──────── Source excerpt ────────
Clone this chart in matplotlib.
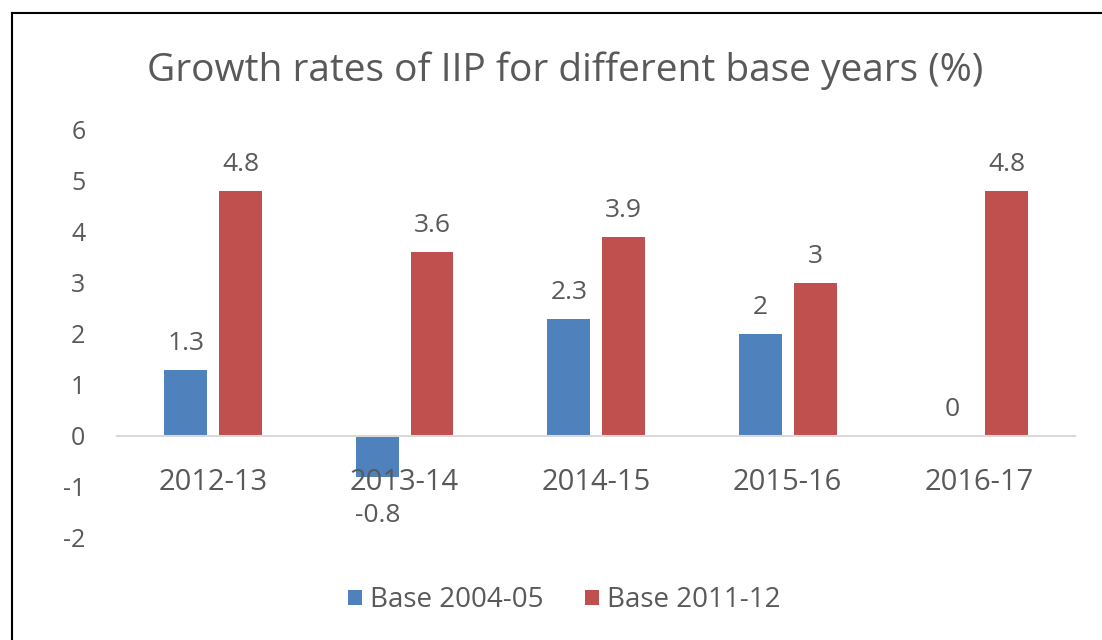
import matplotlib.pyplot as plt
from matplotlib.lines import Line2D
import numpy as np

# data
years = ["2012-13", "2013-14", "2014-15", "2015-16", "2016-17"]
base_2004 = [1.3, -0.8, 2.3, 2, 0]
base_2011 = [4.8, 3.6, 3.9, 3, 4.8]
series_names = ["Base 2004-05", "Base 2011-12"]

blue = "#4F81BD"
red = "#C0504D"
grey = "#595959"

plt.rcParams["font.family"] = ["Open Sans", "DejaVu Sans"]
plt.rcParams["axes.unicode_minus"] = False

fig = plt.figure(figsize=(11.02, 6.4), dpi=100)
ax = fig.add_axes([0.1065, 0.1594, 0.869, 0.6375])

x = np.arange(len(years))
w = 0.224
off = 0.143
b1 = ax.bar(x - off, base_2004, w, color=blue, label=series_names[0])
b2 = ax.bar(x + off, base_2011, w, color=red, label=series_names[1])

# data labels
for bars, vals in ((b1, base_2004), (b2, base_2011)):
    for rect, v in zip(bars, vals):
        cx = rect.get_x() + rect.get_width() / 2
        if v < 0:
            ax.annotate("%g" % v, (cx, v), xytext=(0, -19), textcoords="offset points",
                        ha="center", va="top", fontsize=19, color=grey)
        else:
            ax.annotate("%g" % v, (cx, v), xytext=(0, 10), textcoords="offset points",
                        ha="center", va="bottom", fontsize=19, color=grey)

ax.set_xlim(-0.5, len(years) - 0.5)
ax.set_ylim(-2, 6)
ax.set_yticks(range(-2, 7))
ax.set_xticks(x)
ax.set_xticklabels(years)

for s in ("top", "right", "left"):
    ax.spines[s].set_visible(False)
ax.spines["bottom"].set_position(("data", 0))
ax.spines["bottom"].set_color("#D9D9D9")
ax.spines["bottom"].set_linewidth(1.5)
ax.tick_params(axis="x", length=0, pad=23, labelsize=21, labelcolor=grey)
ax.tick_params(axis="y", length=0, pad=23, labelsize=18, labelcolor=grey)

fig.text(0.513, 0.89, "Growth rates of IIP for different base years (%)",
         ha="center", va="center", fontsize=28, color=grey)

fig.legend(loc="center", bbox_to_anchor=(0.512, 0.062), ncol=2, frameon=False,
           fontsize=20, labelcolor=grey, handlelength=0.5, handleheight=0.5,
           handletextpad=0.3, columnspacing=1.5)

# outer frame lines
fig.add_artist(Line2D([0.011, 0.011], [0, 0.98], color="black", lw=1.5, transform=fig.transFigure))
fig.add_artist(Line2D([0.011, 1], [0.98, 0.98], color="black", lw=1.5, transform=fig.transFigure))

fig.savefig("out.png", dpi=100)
────────
■ **Your instructions**
Reproduce every line above as written, skipping pictures.

■ **Answer**
Clone this chart in matplotlib.
import matplotlib.pyplot as plt
from matplotlib.lines import Line2D
import numpy as np

# data
years = ["2012-13", "2013-14", "2014-15", "2015-16", "2016-17"]
base_2004 = [1.3, -0.8, 2.3, 2, 0]
base_2011 = [4.8, 3.6, 3.9, 3, 4.8]
series_names = ["Base 2004-05", "Base 2011-12"]

blue = "#4F81BD"
red = "#C0504D"
grey = "#595959"

plt.rcParams["font.family"] = ["Open Sans", "DejaVu Sans"]
plt.rcParams["axes.unicode_minus"] = False

fig = plt.figure(figsize=(11.02, 6.4), dpi=100)
ax = fig.add_axes([0.1065, 0.1594, 0.869, 0.6375])

x = np.arange(len(years))
w = 0.224
off = 0.143
b1 = ax.bar(x - off, base_2004, w, color=blue, label=series_names[0])
b2 = ax.bar(x + off, base_2011, w, color=red, label=series_names[1])

# data labels
for bars, vals in ((b1, base_2004), (b2, base_2011)):
    for rect, v in zip(bars, vals):
        cx = rect.get_x() + rect.get_width() / 2
        if v < 0:
            ax.annotate("%g" % v, (cx, v), xytext=(0, -19), textcoords="offset points",
                        ha="center", va="top", fontsize=19, color=grey)
        else:
            ax.annotate("%g" % v, (cx, v), xytext=(0, 10), textcoords="offset points",
                        ha="center", va="bottom", fontsize=19, color=grey)

ax.set_xlim(-0.5, len(years) - 0.5)
ax.set_ylim(-2, 6)
ax.set_yticks(range(-2, 7))
ax.set_xticks(x)
ax.set_xticklabels(years)

for s in ("top", "right", "left"):
    ax.spines[s].set_visible(False)
ax.spines["bottom"].set_position(("data", 0))
ax.spines["bottom"].set_color("#D9D9D9")
ax.spines["bottom"].set_linewidth(1.5)
ax.tick_params(axis="x", length=0, pad=23, labelsize=21, labelcolor=grey)
ax.tick_params(axis="y", length=0, pad=23, labelsize=18, labelcolor=grey)

fig.text(0.513, 0.89, "Growth rates of IIP for different base years (%)",
         ha="center", va="center", fontsize=28, color=grey)

fig.legend(loc="center", bbox_to_anchor=(0.512, 0.062), ncol=2, frameon=False,
           fontsize=20, labelcolor=grey, handlelength=0.5, handleheight=0.5,
           handletextpad=0.3, columnspacing=1.5)

# outer frame lines
fig.add_artist(Line2D([0.011, 0.011], [0, 0.98], color="black", lw=1.5, transform=fig.transFigure))
fig.add_artist(Line2D([0.011, 1], [0.98, 0.98], color="black", lw=1.5, transform=fig.transFigure))

fig.savefig("out.png", dpi=100)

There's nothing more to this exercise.